EXERCISE INSTRUCTIONS -> Skip the pictures. Set down, word for word, the lines from the start of the material up to and including the line with "XAxis, YAxis, CartesianGrid".

INFORMATION PROVIDED ->
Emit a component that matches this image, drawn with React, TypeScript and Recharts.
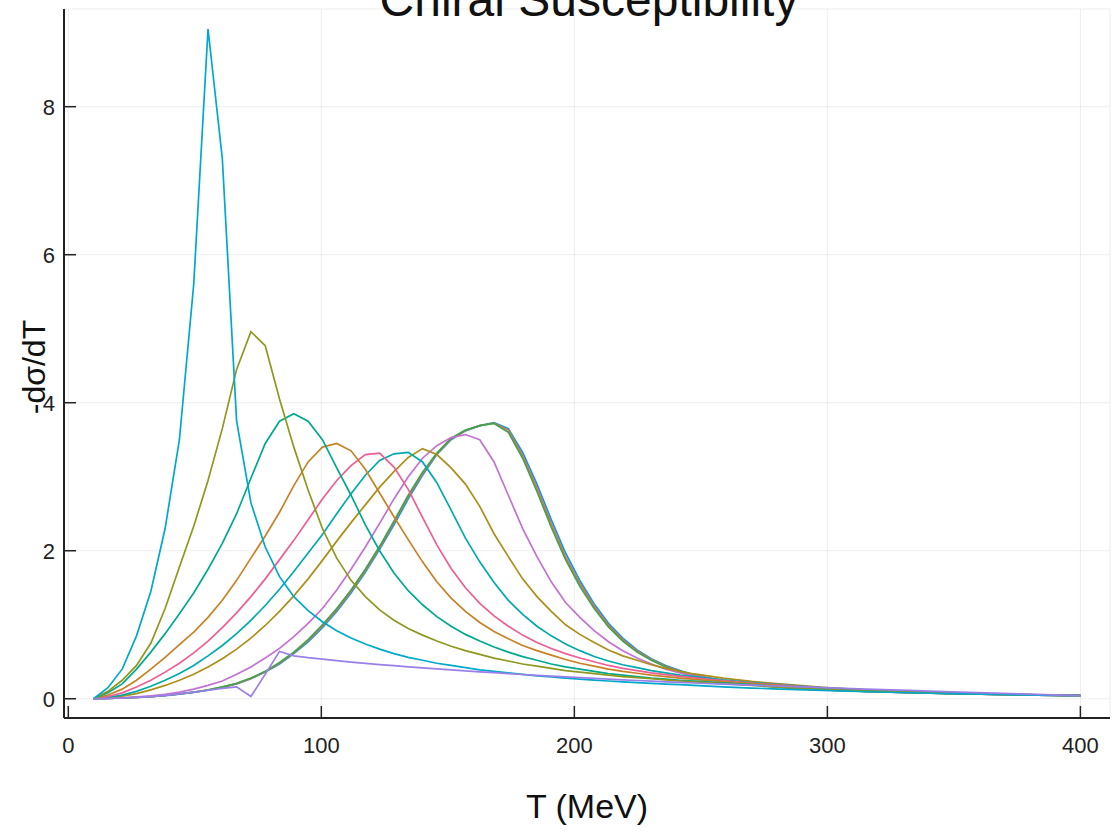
import React from 'react';
import { LineChart, Line, XAxis, YAxis, CartesianGrid } from 'recharts';

const T_VALUES = [10, 15.65, 21.3, 26.96, 32.61, 38.26, 43.91, 49.57, 55.22, 60.87, 66.52, 72.17, 77.83, 83.48, 89.13, 94.78, 100.43, 106.09, 111.74, 117.39, 123.04, 128.7, 134.35, 140, 145.65, 151.3, 156.96, 162.61, 168.26, 173.91, 179.57, 185.22, 190.87, 196.52, 202.17, 207.83, 213.48, 219.13, 224.78, 230.43, 236.09, 241.74, 247.39, 258.7, 270, 281.3, 298.26, 315.22, 332.17, 349.13, 366.09, 383.04, 400];

const Y1 = [0, 0.004, 0.01, 0.017, 0.028, 0.043, 0.062, 0.086, 0.115, 0.153,
  0.2, 0.27, 0.36, 0.47, 0.61, 0.77, 0.96, 1.18, 1.43, 1.71,
  2.02, 2.35, 2.7, 3.02, 3.3, 3.5, 3.62, 3.69, 3.73, 3.65,
  3.33, 2.9, 2.42, 1.97, 1.6, 1.28, 1.02,
  0.82, 0.66, 0.54, 0.45, 0.38, 0.32,
  0.245, 0.193, 0.157, 0.121, 0.1, 0.083, 0.07, 0.059, 0.05, 0.042];
const Y2 = [0, 0.004, 0.01, 0.018, 0.029, 0.044, 0.064, 0.088, 0.118, 0.157,
  0.205, 0.275, 0.365, 0.48, 0.62, 0.785, 0.98, 1.2, 1.45, 1.73,
  2.04, 2.38, 2.73, 3.04, 3.31, 3.51, 3.625, 3.69, 3.725, 3.63,
  3.29, 2.85, 2.37, 1.92, 1.56, 1.25, 0.995,
  0.8, 0.645, 0.53, 0.44, 0.37, 0.315,
  0.243, 0.192, 0.156, 0.121, 0.1, 0.083, 0.07, 0.059, 0.05, 0.042];
const Y3 = [0, 0.004, 0.01, 0.018, 0.03, 0.045, 0.065, 0.09, 0.12, 0.16,
  0.21, 0.28, 0.37, 0.49, 0.63, 0.8, 1.0, 1.22, 1.47, 1.75,
  2.06, 2.4, 2.75, 3.06, 3.32, 3.52, 3.63, 3.69, 3.72, 3.6,
  3.25, 2.8, 2.32, 1.88, 1.52, 1.22, 0.97,
  0.78, 0.63, 0.52, 0.43, 0.36, 0.31,
  0.24, 0.19, 0.155, 0.12, 0.1, 0.083, 0.07, 0.059, 0.05, 0.042];
const Y4 = [0, 0.005, 0.013, 0.025, 0.04, 0.06, 0.09, 0.13, 0.18, 0.24,
  0.33, 0.43, 0.55, 0.68, 0.84, 1.02, 1.22, 1.47, 1.75, 2.05,
  2.37, 2.7, 3.0, 3.25, 3.42, 3.53, 3.57, 3.5, 3.2, 2.75,
  2.3, 1.92, 1.58, 1.3, 1.1, 0.92, 0.77,
  0.65, 0.55, 0.47, 0.4, 0.35, 0.31,
  0.25, 0.2, 0.165, 0.125, 0.102, 0.085, 0.071, 0.06, 0.05, 0.042];
const Y5 = [0, 0.015, 0.035, 0.07, 0.12, 0.18, 0.25, 0.33, 0.43, 0.54,
  0.67, 0.82, 0.99, 1.18, 1.39, 1.62, 1.87, 2.13, 2.38, 2.62,
  2.86, 3.07, 3.26, 3.38, 3.3, 3.12, 2.9, 2.6, 2.23, 1.92,
  1.62, 1.38, 1.18, 1.0, 0.87, 0.76, 0.66,
  0.58, 0.52, 0.46, 0.41, 0.37, 0.335,
  0.28, 0.235, 0.2, 0.155, 0.122, 0.099, 0.081, 0.066, 0.054, 0.044];
const Y6 = [0, 0.02, 0.05, 0.1, 0.17, 0.25, 0.34, 0.45, 0.58, 0.72,
  0.88, 1.06, 1.26, 1.48, 1.72, 1.97, 2.22, 2.5, 2.77, 3.02,
  3.22, 3.31, 3.33, 3.2, 2.92, 2.55, 2.17, 1.85, 1.57, 1.33,
  1.14, 0.98, 0.85, 0.74, 0.65, 0.57, 0.51,
  0.46, 0.42, 0.38, 0.35, 0.32, 0.3,
  0.255, 0.22, 0.19, 0.148, 0.117, 0.096, 0.079, 0.065, 0.053, 0.044];
const Y7 = [0, 0.03, 0.08, 0.16, 0.25, 0.36, 0.48, 0.62, 0.78, 0.96,
  1.16, 1.38, 1.62, 1.88, 2.14, 2.42, 2.7, 2.95, 3.15, 3.3,
  3.32, 3.13, 2.83, 2.45, 2.08, 1.76, 1.5, 1.29, 1.12, 0.98,
  0.86, 0.76, 0.68, 0.61, 0.55, 0.5, 0.45,
  0.41, 0.38, 0.35, 0.325, 0.302, 0.282,
  0.245, 0.212, 0.183, 0.143, 0.114, 0.094, 0.078, 0.064, 0.053, 0.044];
const Y8 = [0, 0.05, 0.13, 0.25, 0.4, 0.56, 0.73, 0.9, 1.1, 1.33,
  1.6, 1.9, 2.2, 2.52, 2.88, 3.2, 3.4, 3.45, 3.35, 3.1,
  2.78, 2.46, 2.15, 1.85, 1.58, 1.36, 1.18, 1.03, 0.91, 0.81,
  0.72, 0.65, 0.59, 0.53, 0.48, 0.44, 0.4,
  0.37, 0.345, 0.32, 0.3, 0.28, 0.262,
  0.232, 0.205, 0.178, 0.14, 0.112, 0.092, 0.076, 0.063, 0.052, 0.043];
const Y9 = [0, 0.08, 0.2, 0.4, 0.63, 0.88, 1.15, 1.43, 1.75, 2.1,
  2.5, 2.98, 3.45, 3.75, 3.85, 3.75, 3.5, 3.12, 2.75, 2.35,
  2.0, 1.7, 1.46, 1.27, 1.11, 0.98, 0.87, 0.78, 0.7, 0.63,
  0.57, 0.52, 0.47, 0.43, 0.4, 0.37, 0.34,
  0.32, 0.3, 0.28, 0.265, 0.25, 0.237,
  0.215, 0.19, 0.165, 0.132, 0.107, 0.088, 0.074, 0.062, 0.051, 0.043];
const Y10 = [0, 0.1, 0.25, 0.45, 0.75, 1.22, 1.78, 2.33, 2.95, 3.65,
  4.45, 4.96, 4.77, 4.05, 3.4, 2.82, 2.3, 1.9, 1.6, 1.38,
  1.2, 1.06, 0.95, 0.86, 0.78, 0.71, 0.65, 0.6, 0.55, 0.51,
  0.47, 0.44, 0.41, 0.38, 0.36, 0.34, 0.32,
  0.3, 0.285, 0.27, 0.255, 0.24, 0.228,
  0.205, 0.18, 0.158, 0.128, 0.104, 0.086, 0.072, 0.06, 0.05, 0.042];
const Y11 = [0, 0.15, 0.4, 0.85, 1.45, 2.3, 3.5, 5.6, 9.05, 7.3,
  3.75, 2.65, 2.05, 1.65, 1.38, 1.19, 1.04, 0.92, 0.82, 0.74,
  0.67, 0.61, 0.56, 0.52, 0.48, 0.45, 0.42, 0.39, 0.37, 0.35,
  0.33, 0.31, 0.295, 0.28, 0.265, 0.252, 0.24,
  0.229, 0.218, 0.208, 0.199, 0.19, 0.182,
  0.16, 0.145, 0.13, 0.112, 0.095, 0.081, 0.069, 0.058, 0.049, 0.042];
const Y12 = [0, 0.004, 0.01, 0.018, 0.03, 0.045, 0.065, 0.09, 0.115, 0.14,
  0.16, 0.03, 0.33, 0.64, 0.58, 0.555, 0.535, 0.515, 0.495, 0.478,
  0.462, 0.447, 0.432, 0.418, 0.404, 0.39, 0.377, 0.364, 0.352, 0.34,
  0.328, 0.317, 0.306, 0.295, 0.285, 0.275, 0.265,
  0.256, 0.247, 0.238, 0.229, 0.221, 0.213,
  0.198, 0.184, 0.17, 0.15, 0.13, 0.112, 0.094, 0.076, 0.058, 0.04];

const SERIES = [Y1, Y2, Y3, Y4, Y5, Y6, Y7, Y8, Y9, Y10, Y11, Y12];
const SERIES_NAMES = ['y1', 'y2', 'y3', 'y4', 'y5', 'y6', 'y7', 'y8', 'y9', 'y10', 'y11', 'y12'];
const COLORS = ['#009AFA', '#E36F47', '#3EA44E', '#C371D2', '#AC8E18', '#00A9AD', '#ED5E93', '#C68225', '#00A98D', '#8E971E', '#00A8CB', '#9B7FE9'];

const X_TICKS = [0, 100, 200, 300, 400];
const Y_TICKS = [0, 2, 4, 6, 8];

const TITLE = 'Chiral Susceptibility';
const X_LABEL = 'T (MeV)';
const Y_LABEL = '-dσ/dT';

const data = T_VALUES.map((t, i) => {
  const row: Record<string, number> = { T: t };
  SERIES.forEach((s, k) => { row[SERIES_NAMES[k]] = s[i]; });
  return row;
});

const FONT = '"Liberation Sans", Arial, Helvetica, sans-serif';
const W = 1115;
const H = 832;

export default function App() {
  return (
    <div style={{ position: 'absolute', left: 0, top: 0, width: W, height: H, background: '#fff' }}>
      <LineChart
        width={W}
        height={H}
        data={data}
        margin={{ top: 9, right: 5, left: 14, bottom: 64 }}
      >
        <CartesianGrid stroke="#000" strokeOpacity={0.07} strokeWidth={1} />
        <XAxis
          dataKey="T"
          type="number"
          domain={[-1.7, 411.7]}
          ticks={X_TICKS}
          allowDataOverflow
          height={50}
          tickSize={-12}
          tickMargin={31}
          axisLine={{ stroke: '#222', strokeWidth: 2 }}
          tickLine={{ stroke: '#222', strokeWidth: 1.5 }}
          tick={{ fill: '#222', fontSize: 22, fontFamily: FONT }}
        />
        <YAxis
          type="number"
          domain={[-0.26, 9.32]}
          ticks={Y_TICKS}
          allowDataOverflow
          width={50}
          tickSize={-12}
          tickMargin={21}
          axisLine={{ stroke: '#222', strokeWidth: 2 }}
          tickLine={{ stroke: '#222', strokeWidth: 1.5 }}
          tick={{ fill: '#222', fontSize: 22, fontFamily: FONT }}
        />
        {SERIES_NAMES.map((name, k) => (
          <Line
            key={name}
            dataKey={name}
            type="linear"
            stroke={COLORS[k]}
            strokeWidth={1.7}
            dot={false}
            isAnimationActive={false}
          />
        ))}
      </LineChart>
      <svg width={W} height={H} style={{ position: 'absolute', left: 0, top: 0, pointerEvents: 'none' }}>
        <text x={589} y={16} textAnchor="middle" fontSize={48} fontFamily={FONT} fill="#111">{TITLE}</text>
        <text x={587} y={818} textAnchor="middle" fontSize={34} fontFamily={FONT} fill="#111">{X_LABEL}</text>
        <text x={0} y={0} transform="translate(45,367) rotate(-90)" textAnchor="middle" fontSize={32} fontFamily={FONT} fill="#111">{Y_LABEL}</text>
      </svg>
    </div>
  );
}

THE RESULT ->
Emit a component that matches this image, drawn with React, TypeScript and Recharts.
import React from 'react';
import { LineChart, Line, XAxis, YAxis, CartesianGrid } from 'recharts';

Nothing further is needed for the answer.